I have not antifouled my Chichester based bilge keeler for over ten years. This saves me a great deal of time effort and money. The downside is that once a summer I have to dry out on a sand bank and it sometimes takes me as much as half an hour with the back of a broom to scrub the hull. I do however give it a pressure wash when I haul out in the winter.
 
Barnacles spawn twice a year, as far as I am aware. Although the green stuff grows all year round. Also if the water is clearer, then more sunlight can get through to your hull which makes a difference.

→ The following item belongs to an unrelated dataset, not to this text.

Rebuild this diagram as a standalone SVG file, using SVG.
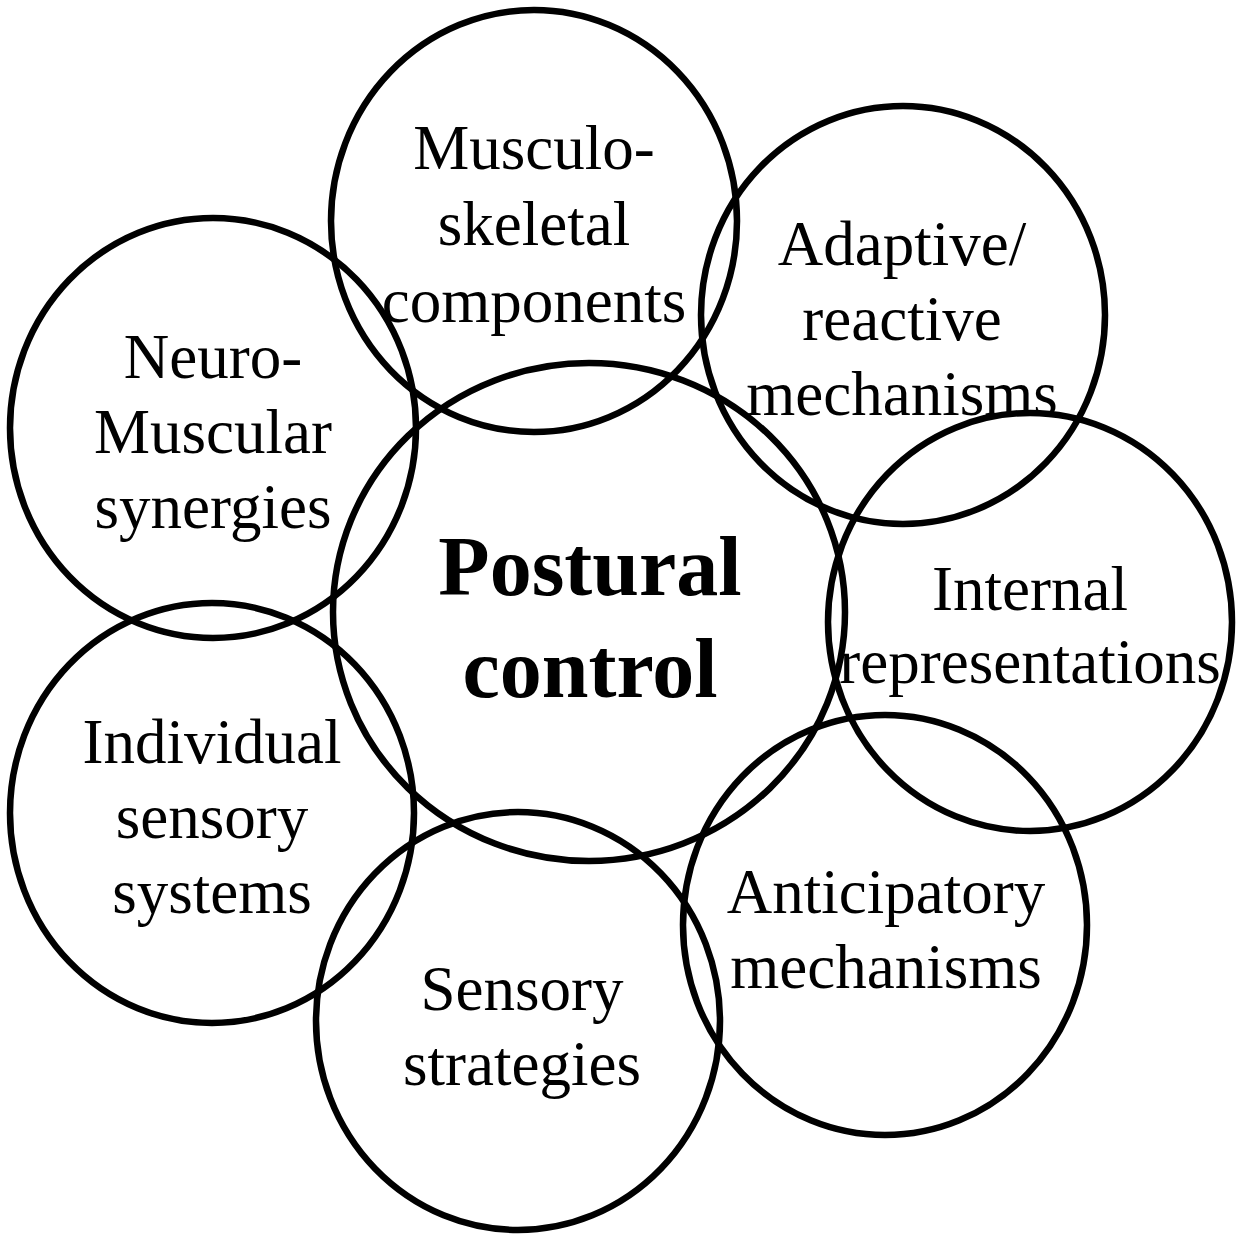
<svg xmlns="http://www.w3.org/2000/svg" width="1238" height="1235" viewBox="0 0 1238 1235">
<style>
.c{fill:none;stroke:#000;stroke-width:6.5}
.t{font-family:"Liberation Serif","Times New Roman",serif;font-size:63px;fill:#000;text-anchor:middle}
.b{font-family:"Liberation Serif","Times New Roman",serif;font-size:84px;font-weight:bold;fill:#000;text-anchor:middle}
</style>
<rect width="1238" height="1235" fill="#fff"/>
<g id="center"><ellipse class="c" cx="589" cy="612" rx="256" ry="249"/>
<text class="b" x="590" y="595">Postural</text><text class="b" x="590" y="697">control</text></g>
<g id="musculo"><ellipse class="c" cx="534" cy="221" rx="203" ry="211"/>
<text class="t" x="534" y="169">Musculo-</text><text class="t" x="534" y="245">skeletal</text><text class="t" x="534" y="322">components</text></g>
<g id="adaptive"><ellipse class="c" cx="903" cy="315" rx="202" ry="209"/>
<text class="t" x="902" y="265">Adaptive/</text><text class="t" x="902" y="340">reactive</text><text class="t" x="902" y="415">mechanisms</text></g>
<g id="neuro"><ellipse class="c" cx="213" cy="428" rx="203" ry="210"/>
<text class="t" x="213" y="378">Neuro-</text><text class="t" x="213" y="453">Muscular</text><text class="t" x="213" y="528">synergies</text></g>
<g id="internal"><ellipse class="c" cx="1030" cy="622" rx="202" ry="209"/>
<text class="t" x="1030" y="610">Internal</text><text class="t" x="1030" y="683">representations</text></g>
<g id="individual"><ellipse class="c" cx="212" cy="813" rx="202" ry="210"/>
<text class="t" x="212" y="763">Individual</text><text class="t" x="212" y="838">sensory</text><text class="t" x="212" y="913">systems</text></g>
<g id="anticipatory"><ellipse class="c" cx="885" cy="925" rx="202" ry="210"/>
<text class="t" x="886" y="913">Anticipatory</text><text class="t" x="886" y="988">mechanisms</text></g>
<g id="strategies"><ellipse class="c" cx="518" cy="1021" rx="202" ry="209"/>
<text class="t" x="522" y="1010">Sensory</text><text class="t" x="522" y="1085">strategies</text></g>
<g id="connectors"></g>
</svg>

I don't intend to antifoul. I tend to scrub a couple of times a year, although I have a 21' bilge keeler so it's not exactly time consuming. Done straight from wet it's OK...
 
A professional anti foul job costs me NZ$1700 every 2 years (i know I'm lazy but it is worth it to me) and I have a lift and pressure wash (NZ$75) maybe twice in that time. Total NZ$1850.

Or I can get a diver to give her bum a wipe every month at NZ$ 50 a pop - x24 = NZ$ 1200.

I'm seriously thinking of forgoing the biannual antifoul charade.